Paunsdorf gestern und heute

Großbrand im Straßenbahn-Depot vor 100 Jahren

Die Leipziger Elektrische Straßenbahn (LESt) erwarb von der Gemeinde Paunsdorf östlich des Dorfes ein Gelände und baute darauf ein sechsgleisiges Straßenbahn-Depot. Die Einweihung war am 1. Juni 1913. Die Linie 4 wurde 1914 von der Stadtgrenze (heute Sellerhäuser Friedhof / Elisabeth-Schumacher-Straße) bis zum „Gasthof Paunsdorf“ verlängert. Auf dem Areal des Gasthofes steht heute das Wohnhaus Riesaer Strße 35-35c.
Vor der Schmiede und der Fortuna-Turnhalle wurde eine Ausweiche eingerichtet, mit der Triebwagen und Anhänger umrangiert werden konnten.
Bis zum Straßenbahn-Depot gab es nur eine eingleisige Strecke, diese war für den Personenverkehr nicht freigegeben. Die Gemeinde musste die noch bestehenden Wassergräben beidseitig der Riesaer Straße zuschütten, um die entsprechende Straßenbreite für ein zweites Gleis zu erreichen. Im Betriebshof Paunsdorf waren am Anfang die Linien 4, 5 und 8 beheimatet.
In der Nacht vom Mittwoch, 22. Juni, zum Donnerstag, 23. Juni 1920, waren gerade die letzten Straßenbahnwagen im Depot zur „Nachtruhe“ eingerückt. Plötzlich wurde ein Feuer mitten in der Halle bemerkt. Innerhalb kürzester Zeit brannte der Innenausbau aus Holz sowie das hölzerne Dach mit Teerpappe lichterloh. Die Leipziger Einwohner der Ostvorstadt und der Gemeinde Paunsdorf wurden durch das laute Rasseln der Feuerwehrglocken der Berufsfeuerwehr aus dem Schlaf geweckt. Auch freiwillige Wehren aus der Umgebung waren am Einsatz beteiligt.
Trotz aller Bemühungen wurde alles Brennbare vernichtet. 44 Motorwagen, 16 Anhänger, 1 Salz- und 1 Wasserwagen wurden Raub der Flammen. Neben dem Depot stand ein Seitengebäude, hier wurde das Dach zerstört. Dass das Verwaltungsgebäude von dem Feuer verschont blieb, ist nur der günstigen Windrichtung zu danken.

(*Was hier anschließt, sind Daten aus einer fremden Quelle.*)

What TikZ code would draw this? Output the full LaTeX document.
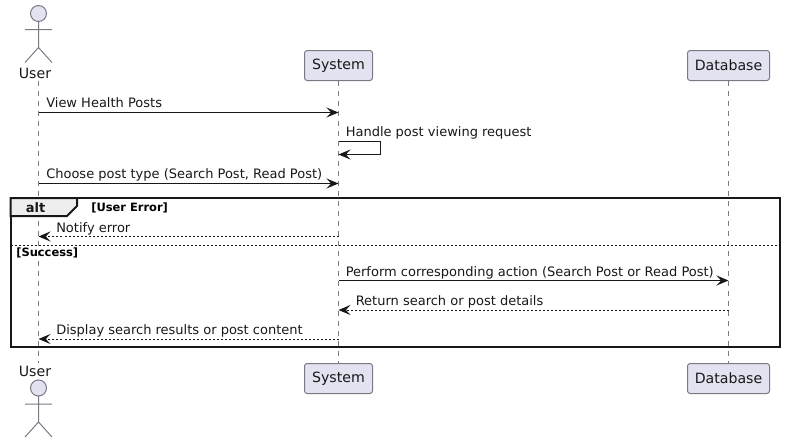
\documentclass[tikz,border=0pt]{standalone}
\usepackage{fontspec}
\setmainfont{DejaVu Sans}
\usetikzlibrary{arrows.meta}
\definecolor{partfill}{HTML}{E2E2F0}
\definecolor{partline}{HTML}{7A7A85}
\definecolor{ink}{HTML}{181818}
\definecolor{tabfill}{HTML}{EEEEEE}
\tikzset{
  x=0.75pt,y=-0.75pt,
  part/.style={draw=partline,fill=partfill,line width=0.75pt,rounded corners=2pt,minimum height=22.5pt,inner xsep=0pt,inner ysep=0pt,text=ink,font=\fontsize{10.6pt}{12pt}\selectfont},
  lifeline/.style={draw=partline,line width=0.6pt,dash pattern=on 3.75pt off 3.75pt},
  actorline/.style={draw=partline,line width=0.75pt},
  actorname/.style={text=ink,inner sep=0pt,font=\fontsize{10.6pt}{12pt}\selectfont},
  msg/.style={draw=ink,line width=0.75pt,-{Stealth[length=9pt,width=7.5pt,inset=3.5pt,fill=ink]}},
  reply/.style={msg,dash pattern=on 1.5pt off 1.5pt},
  lbl/.style={anchor=base west,inner sep=0pt,text=ink,font=\fontsize{9.75pt}{12pt}\selectfont},
  guard/.style={anchor=base west,inner sep=0pt,text=black,font=\bfseries\fontsize{8.6pt}{10pt}\selectfont},
  frameline/.style={draw=ink,line width=1.5pt},
}
\begin{document}
\begin{tikzpicture}
\useasboundingbox (0,0) rectangle (785,443);
% participants
\node[actorname] (userT) at (35,73) {User};
\node[actorname] (userB) at (35,371) {User};
\node[part,minimum width=51pt] (sysT) at (338.5,65.5) {System};
\node[part,minimum width=51pt] (sysB) at (338.5,378.5) {System};
\node[part,minimum width=61.5pt] (dbT) at (728.5,65.5) {Database};
\node[part,minimum width=61.5pt] (dbB) at (728.5,378.5) {Database};
% actors
\coordinate (uL1) at (38.5,81);
\coordinate (uL2) at (38.5,363);
\foreach \hy/\dir in {13.5/1,388/1}{
  \draw[actorline,fill=partfill] (38.5,\hy) circle [radius=6pt];
  \draw[actorline] (38.5,\hy+8) -- (38.5,\hy+34) (25,\hy+16) -- (52,\hy+16)
    (25,\hy+49) -- (38.5,\hy+34) -- (52,\hy+49);
}
% lifelines
\draw[lifeline] (uL1) -- (uL2);
\draw[lifeline] (sysT) -- (sysB);
\draw[lifeline] (dbT) -- (dbB);
% message rows
\coordinate (m1) at (0,112.5);
\coordinate (m2a) at (0,141.5);
\coordinate (m2b) at (0,154.5);
\coordinate (m3) at (0,183.5);
\coordinate (m4) at (0,236.5);
\coordinate (m5) at (0,280.5);
\coordinate (m6) at (0,310);
\coordinate (m7) at (0,339);
\coordinate (selfx) at (380.5,0);
% frame
\draw[frameline] (10.5,198) rectangle (779.5,347);
\node[guard] (gErr) at (91,211) {[User Error]};
\draw[ink,line width=1.5pt,fill=tabfill] (10.5,198) -- (77,198) -- (77,206) -- (67,216) -- (10.5,216) -- cycle;
\node[anchor=base,inner sep=0pt,text=ink,font=\bfseries\fontsize{9.75pt}{12pt}\selectfont] (altl) at (35.5,212) {alt};
\draw[draw=ink,line width=0.75pt,dash pattern=on 1.5pt off 1.5pt] (10.5,245) -- (779.5,245);
\node[guard] (gOk) at (16,256) {[Success]};
% messages
\draw[msg] (uL1 |- m1) -- (sysT |- m1);
\node[lbl] (t1) at (46,107) {View Health Posts};
\draw[msg] (sysT |- m2a) -- (selfx |- m2a) -- (selfx |- m2b) -- (sysT |- m2b);
\node[lbl] (t2) at (345.5,136) {Handle post viewing request};
\draw[msg] (uL1 |- m3) -- (sysT |- m3);
\node[lbl] (t3) at (46,178) {Choose post type (Search Post, Read Post)};
\draw[reply] (sysT |- m4) -- (uL1 |- m4);
\node[lbl] (t4) at (56,232) {Notify error};
\draw[msg] (sysT |- m5) -- (dbT |- m5);
\node[lbl] (t5) at (345.5,276) {Perform corresponding action (Search Post or Read Post)};
\draw[reply] (dbT |- m6) -- (sysT |- m6);
\node[lbl] (t6) at (355.5,305) {Return search or post details};
\draw[reply] (sysT |- m7) -- (uL1 |- m7);
\node[lbl] (t7) at (56,334) {Display search results or post content};
\end{tikzpicture}
\end{document}
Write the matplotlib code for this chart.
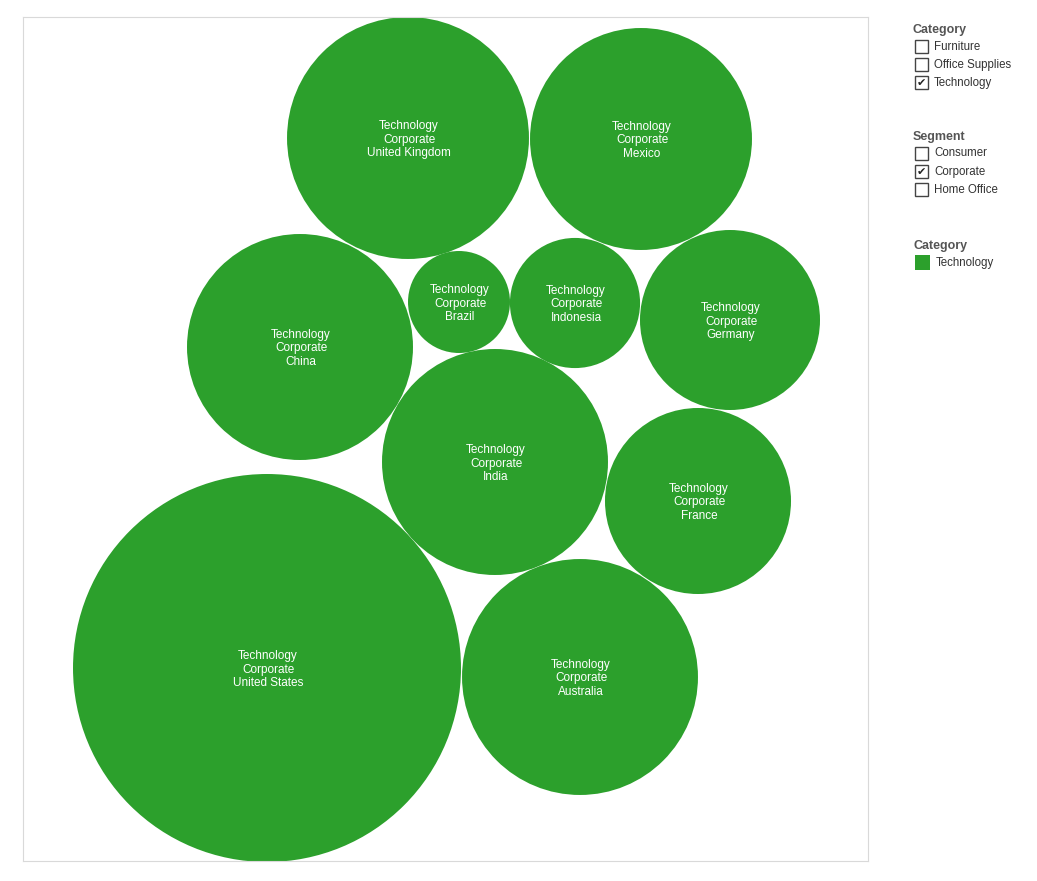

Der entstandene Schaden wurde auf viele Millionen Mark geschätzt. Eine Untersuchung des Brandes wurde eingeleitet. Die Brandstätte war in den folgenden Tagen das Ziel vieler Neugieriger. Auch ein Fotograf hielt die Trümmerstätte in Bildern fest.
Auf dem abgebildeten Foto ist der 1902 erbaute 52,9 Meter hohe Paunsdorfer Wasserturm gut erkennbar. 1921 wurde die zerstörte Halle wieder aufgebaut, der Giebel wurde gegenüber dem Vorgängerbau etwas verändert.
Am 11. Oktober 1925 wurde der Linienbetrieb bis zum Depot verlängert. Vor der Halle war ein Gleisdreieck angelegt worden. Ebenfalls 1925 erfolgte eine Erweiterung der Anlage durch den Bau einer zehngleisigen Stahlbetonhalle. Zwischen den beiden Hallen entstanden Werkstatt- und Sozialräume.
1965 begannen die Arbeiten zur Schaffung moderner Werkstatt–anlagen für die Gothaer Gelenkwaren. Ab diesem Zeitpunkt gehörte der Betriebsbahnhof Paunsdorf als Außenstelle zum damaligen Betriebshof Reudnitz. Im Oktober 2016 wurde das Verwaltungsgebäude abgerissen.
Bleibt der Straßenbahnhof Paunsdorf uns noch länger erhalten?
Viele Fragezeichen – die Zukunft wird es zeigen.